Но я, может быть, выразился несколько неосторожно. Слово есть не единственная форма для воплощения нашего духовного процесса. Литература есть не единственное искусство. Созна­тельному пластическому творчеству предшествовало символи­ческое обозначение предмета, и в истории этих символических изображений живописные хроники мексиканцев (если они досто­верны), египетские иероглифы, различные азбуки до коротких и длинных черточек китайского И-гиня составляют ряд памятни­ков человеческого пластического творчества, древность которого во всяком случае немногим уступает древности первого слова.

Впрочем, если тут, мм. гг., *** мне приходится остановиться на едва ли, то мы имеем еще проявление творчества, в котором никто не станет оспаривать одинаковой древности с произведения­ми слова, если некоторым не покажется, что слово уступает тому проявлению, о котором я хочу теперь сказать.
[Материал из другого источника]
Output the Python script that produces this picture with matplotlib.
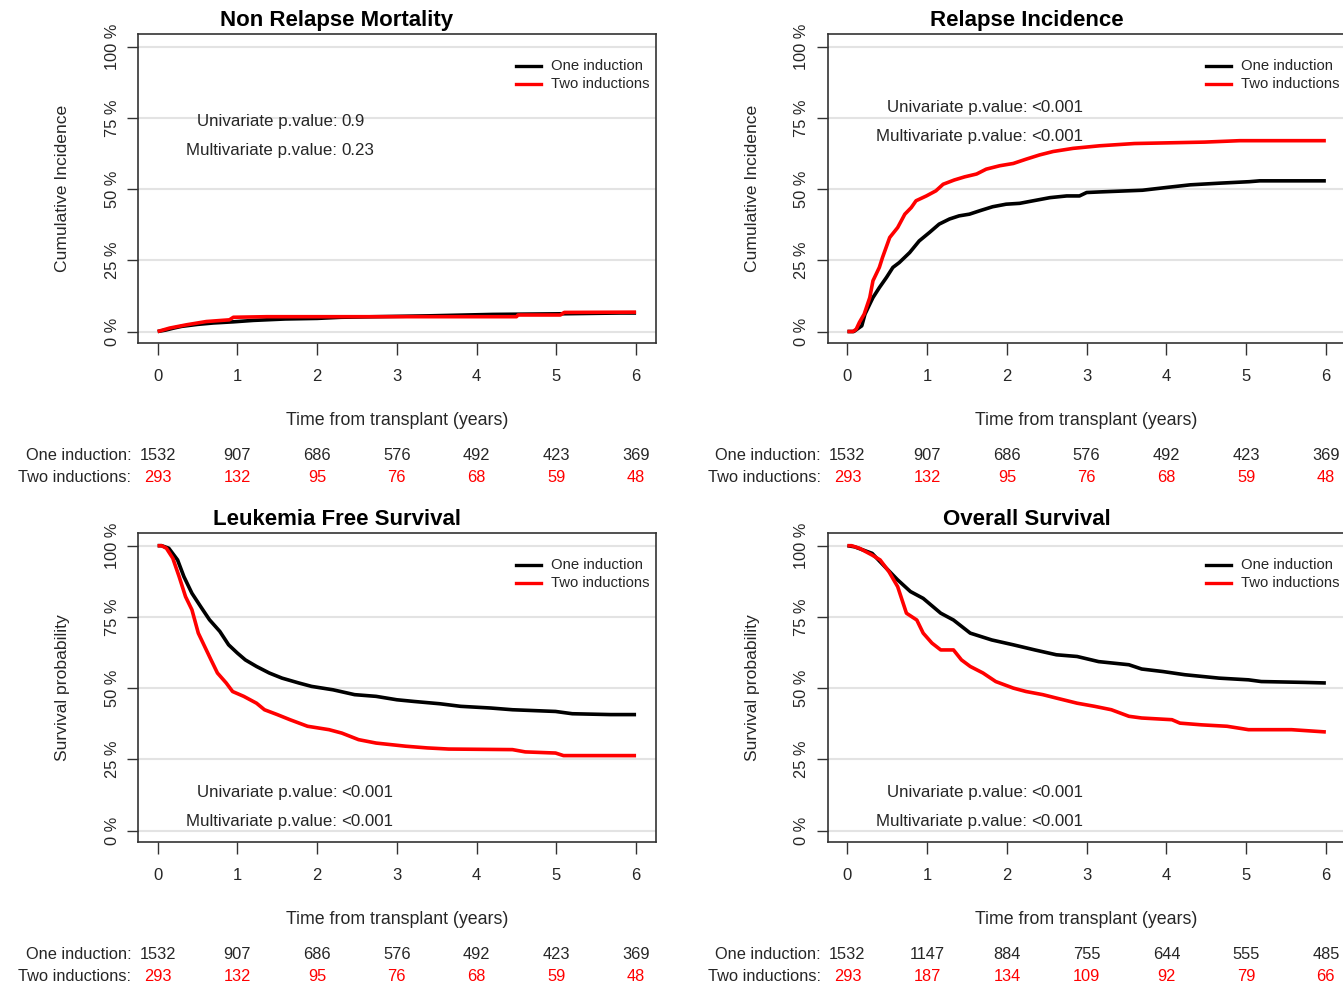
import numpy as np
import matplotlib.pyplot as plt
from matplotlib.transforms import blended_transform_factory

plt.rcParams['font.family'] = ['Liberation Sans', 'DejaVu Sans']

# curves (years, %)
nrm_t_one = [0, 0.1, 0.2, 0.3, 0.5, 0.7, 0.95, 1.2, 1.6, 2.0, 2.3, 3.4, 4.2, 5.0, 5.8, 6.0]
nrm_y_one = [0, 0.5, 1.2, 1.8, 2.5, 3.0, 3.4, 3.9, 4.4, 4.6, 5.0, 5.5, 6.0, 6.2, 6.5, 6.5]
nrm_t_two = [0, 0.15, 0.36, 0.61, 0.9, 0.95, 1.37, 1.78, 4.5, 4.52, 5.05, 5.1, 6.0]
nrm_y_two = [0, 1.2, 2.35, 3.5, 4.1, 5.0, 5.2, 5.2, 5.2, 5.8, 5.8, 6.7, 6.8]

ri_t_one = [0, 0.08, 0.12, 0.18, 0.22, 0.28, 0.32, 0.4, 0.49, 0.57, 0.65, 0.78, 0.9, 1.03, 1.15,
            1.28, 1.4, 1.53, 1.66, 1.82, 1.99, 2.16, 2.33, 2.54, 2.75, 2.91, 3.0, 3.16, 3.7,
            4.01, 4.3, 4.68, 5.04, 5.17, 6.0]
ri_y_one = [0, 0, 0.8, 2.0, 6.1, 9.6, 11.9, 15.4, 19.0, 22.5, 24.2, 27.7, 31.8, 34.8, 37.7,
            39.5, 40.6, 41.2, 42.4, 43.8, 44.7, 45.0, 45.9, 47.0, 47.6, 47.6, 48.8, 49.0, 49.6,
            50.6, 51.5, 52.1, 52.6, 52.9, 52.9]
ri_t_two = [0, 0.07, 0.11, 0.15, 0.21, 0.28, 0.32, 0.4, 0.44, 0.53, 0.63, 0.72, 0.8, 0.86, 0.99,
            1.11, 1.2, 1.34, 1.47, 1.62, 1.74, 1.91, 2.08, 2.24, 2.41, 2.58, 2.83, 3.16, 3.6,
            4.48, 4.92, 6.0]
ri_y_two = [0, 0, 0.8, 3.2, 6.1, 11.9, 17.8, 22.5, 26.0, 33.0, 36.5, 41.2, 43.5, 45.9, 47.6,
            49.4, 51.7, 53.2, 54.3, 55.3, 57.0, 58.2, 59.0, 60.5, 62.0, 63.2, 64.3, 65.2, 66.0,
            66.5, 67.0, 67.0]

lfs_t_one = [0, 0.05, 0.14, 0.25, 0.33, 0.43, 0.54, 0.65, 0.78, 0.89, 1.0, 1.1, 1.24, 1.4, 1.56,
             1.77, 1.93, 2.2, 2.47, 2.74, 3.0, 3.22, 3.54, 3.8, 4.18, 4.45, 4.99, 5.2, 5.68, 6.0]
lfs_y_one = [100, 100, 99.1, 95.0, 89.1, 83.3, 78.6, 74.0, 69.9, 65.2, 62.3, 59.9, 57.6, 55.3, 53.5,
             51.8, 50.6, 49.4, 47.7, 47.1, 45.9, 45.3, 44.5, 43.6, 43.0, 42.4, 41.8, 41.0, 40.7, 40.7]
lfs_t_two = [0, 0.05, 0.11, 0.19, 0.27, 0.35, 0.43, 0.51, 0.59, 0.67, 0.75, 0.86, 0.94, 1.08, 1.24,
             1.34, 1.5, 1.66, 1.88, 2.15, 2.31, 2.52, 2.74, 3.11, 3.38, 3.65, 4.45, 4.61, 4.99,
             5.09, 6.0]
lfs_y_two = [100, 100, 99.1, 95.6, 89.1, 82.1, 77.5, 69.3, 64.6, 59.9, 55.3, 51.8, 48.8, 47.1, 44.7,
             42.4, 40.7, 38.9, 36.6, 35.4, 34.2, 31.9, 30.7, 29.6, 29.0, 28.6, 28.4, 27.6, 27.2,
             26.3, 26.3]

os_t_one = [0, 0.09, 0.31, 0.47, 0.63, 0.79, 0.95, 1.17, 1.33, 1.54, 1.81, 2.08, 2.35, 2.62, 2.88,
            3.15, 3.53, 3.69, 3.96, 4.23, 4.66, 5.03, 5.19, 5.73, 6.0]
os_y_one = [100, 99.6, 97.3, 92.6, 88.0, 83.9, 81.5, 76.3, 73.9, 69.3, 66.9, 65.2, 63.4, 61.7, 61.1,
            59.3, 58.2, 56.7, 55.8, 54.7, 53.5, 52.9, 52.3, 52.0, 51.8]
os_t_two = [0, 0.05, 0.15, 0.31, 0.41, 0.52, 0.63, 0.74, 0.87, 0.95, 1.06, 1.17, 1.33, 1.43, 1.54,
            1.7, 1.86, 2.08, 2.24, 2.45, 2.62, 2.88, 3.1, 3.31, 3.53, 3.69, 4.07, 4.17, 4.44,
            4.76, 5.03, 5.57, 6.0]
os_y_two = [100, 100, 99.1, 96.7, 95.0, 90.9, 85.6, 76.3, 73.9, 69.3, 65.8, 63.4, 63.4, 59.9, 57.6,
            55.3, 52.3, 50.0, 48.8, 47.7, 46.5, 44.7, 43.6, 42.4, 40.1, 39.5, 38.9, 37.7, 37.1,
            36.6, 35.4, 35.4, 34.6]

risk_times = [0, 1, 2, 3, 4, 5, 6]
risk_one = [1532, 907, 686, 576, 492, 423, 369]
risk_two = [293, 132, 95, 76, 68, 59, 48]
risk_one_os = [1532, 1147, 884, 755, 644, 555, 485]
risk_two_os = [293, 187, 134, 109, 92, 79, 66]

y_ticks = [0, 25, 50, 75, 100]
y_ticklabels = ['0 %', '25 %', '50 %', '75 %', '100 %']
group_names = ['One induction', 'Two inductions']

W, H = 1343, 984
fig = plt.figure(figsize=(W / 100, H / 100), dpi=100)

dark = '#262626'


def panel(rect, title, ylabel, t1, y1, t2, y2, uni, multi, py, r1, r2):
    ax = fig.add_axes([rect[0] / W, 1 - rect[1] / H, 518.3 / W, 309.6 / H])
    ax.set_xlim(-0.25, 6.25)
    ax.set_ylim(-4.14, 104.56)
    for v in y_ticks:
        ax.axhline(v, color='#e3e3e3', lw=1.5, zorder=0)
    ax.plot(t1, y1, color='black', lw=2.6, solid_capstyle='butt')
    ax.plot(t2, y2, color='red', lw=2.6, solid_capstyle='butt')
    for s in ax.spines.values():
        s.set_color('#333333')
        s.set_linewidth(1.2)
    ax.set_xticks(risk_times)
    ax.set_xticklabels([str(t) for t in risk_times], fontsize=12, color=dark)
    ax.set_yticks(y_ticks)
    ax.set_yticklabels(y_ticklabels, fontsize=11.8, color=dark, rotation=90, va='center')
    ax.tick_params(axis='x', length=8.5, width=1.0, color='#333333', pad=10)
    ax.tick_params(axis='y', length=8, width=1.0, color='#333333', pad=5)

    bt = blended_transform_factory(ax.transData, ax.transAxes)
    ax.text(2.245, 1.044, title, transform=bt, ha='center', va='center',
            fontsize=16, fontweight='bold', color='black')
    ax.text(-0.145, 0.5, ylabel, transform=ax.transAxes, rotation=90,
            ha='center', va='center', fontsize=12.6, color=dark)
    ax.text(0.5, -0.248, 'Time from transplant (years)', transform=ax.transAxes,
            ha='center', va='center', fontsize=12.8, color=dark)

    # legend
    ax.plot([4.5, 4.81], [93.2, 93.2], color='black', lw=2.4)
    ax.plot([4.5, 4.81], [86.8, 86.8], color='red', lw=2.4)
    ax.text(4.93, 93.2, group_names[0], ha='left', va='center', fontsize=10.7, color=dark)
    ax.text(4.93, 86.8, group_names[1], ha='left', va='center', fontsize=10.7, color=dark)

    # p-values
    ax.text(2.255, py[0], 'Univariate p.value:', ha='right', va='center', fontsize=12.2, color=dark)
    ax.text(2.30, py[0], uni, ha='left', va='center', fontsize=12.2, color=dark)
    ax.text(2.255, py[1], 'Multivariate p.value:', ha='right', va='center', fontsize=12.2, color=dark)
    ax.text(2.30, py[1], multi, ha='left', va='center', fontsize=12.2, color=dark)

    # numbers at risk
    ax.text(-0.33, -0.361, group_names[0] + ':', transform=bt, ha='right', va='center',
            fontsize=11.8, color=dark)
    ax.text(-0.33, -0.432, group_names[1] + ':', transform=bt, ha='right', va='center',
            fontsize=11.8, color=dark)
    for t, a, b in zip(risk_times, r1, r2):
        ax.text(t, -0.361, str(a), transform=bt, ha='center', va='center', fontsize=11.8, color=dark)
        ax.text(t, -0.432, str(b), transform=bt, ha='center', va='center', fontsize=11.8, color='red')
    return ax


panel((137.7, 343.3), 'Non Relapse Mortality', 'Cumulative Incidence',
      nrm_t_one, nrm_y_one, nrm_t_two, nrm_y_two, '0.9', '0.23', (73.6, 63.4), risk_one, risk_two)
panel((827.5, 343.3), 'Relapse Incidence', 'Cumulative Incidence',
      ri_t_one, ri_y_one, ri_t_two, ri_y_two, '<0.001', '<0.001', (78.8, 68.6), risk_one, risk_two)
panel((137.7, 842.3), 'Leukemia Free Survival', 'Survival probability',
      lfs_t_one, lfs_y_one, lfs_t_two, lfs_y_two, '<0.001', '<0.001', (13.2, 3.3), risk_one, risk_two)
panel((827.5, 842.3), 'Overall Survival', 'Survival probability',
      os_t_one, os_y_one, os_t_two, os_y_two, '<0.001', '<0.001', (13.2, 3.3), risk_one_os, risk_two_os)

fig.savefig('out.png', dpi=100)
В самом сложном из современных искусств, в драматическом, наряду со словом, движение является формой творчества и ставит Мартынова, Гаррика, Тальму наравне с великими деятелями всех остальных отраслей искусства. В древней пантомиме мы находим частное искусство, основанное на одном творчестве телодвижений и лишен­ное под маской древнего актера даже игры физиономии. Но это искусство телодвижений и мимики, сознательное в актере, при­надлежит человеку всегда и везде; и в необразованном человеке оно проявляется более разнообразно, с более неудержимой силой, чем в обществе, связанном условными приличиями. К указанным формам простейшего творчества прибавим еще звук голоса, при­дающий слову его патетическую силу, способный в крик воплотить духовное состояние человека даже без слова. В глубокой древ­ности он является животным предшественником человеческого слова, впоследствии могущественным орудием оратора и, наконец, в своем самостоятельном, вполне сознательном развитии чарует нас в музыкальных произведениях.

Таким образом, слово и знак, еще древнее движение и звук голоса составляют первые проявления человеческого творчества в существах, потомству которых было суждено овладеть миром силой своей мысли.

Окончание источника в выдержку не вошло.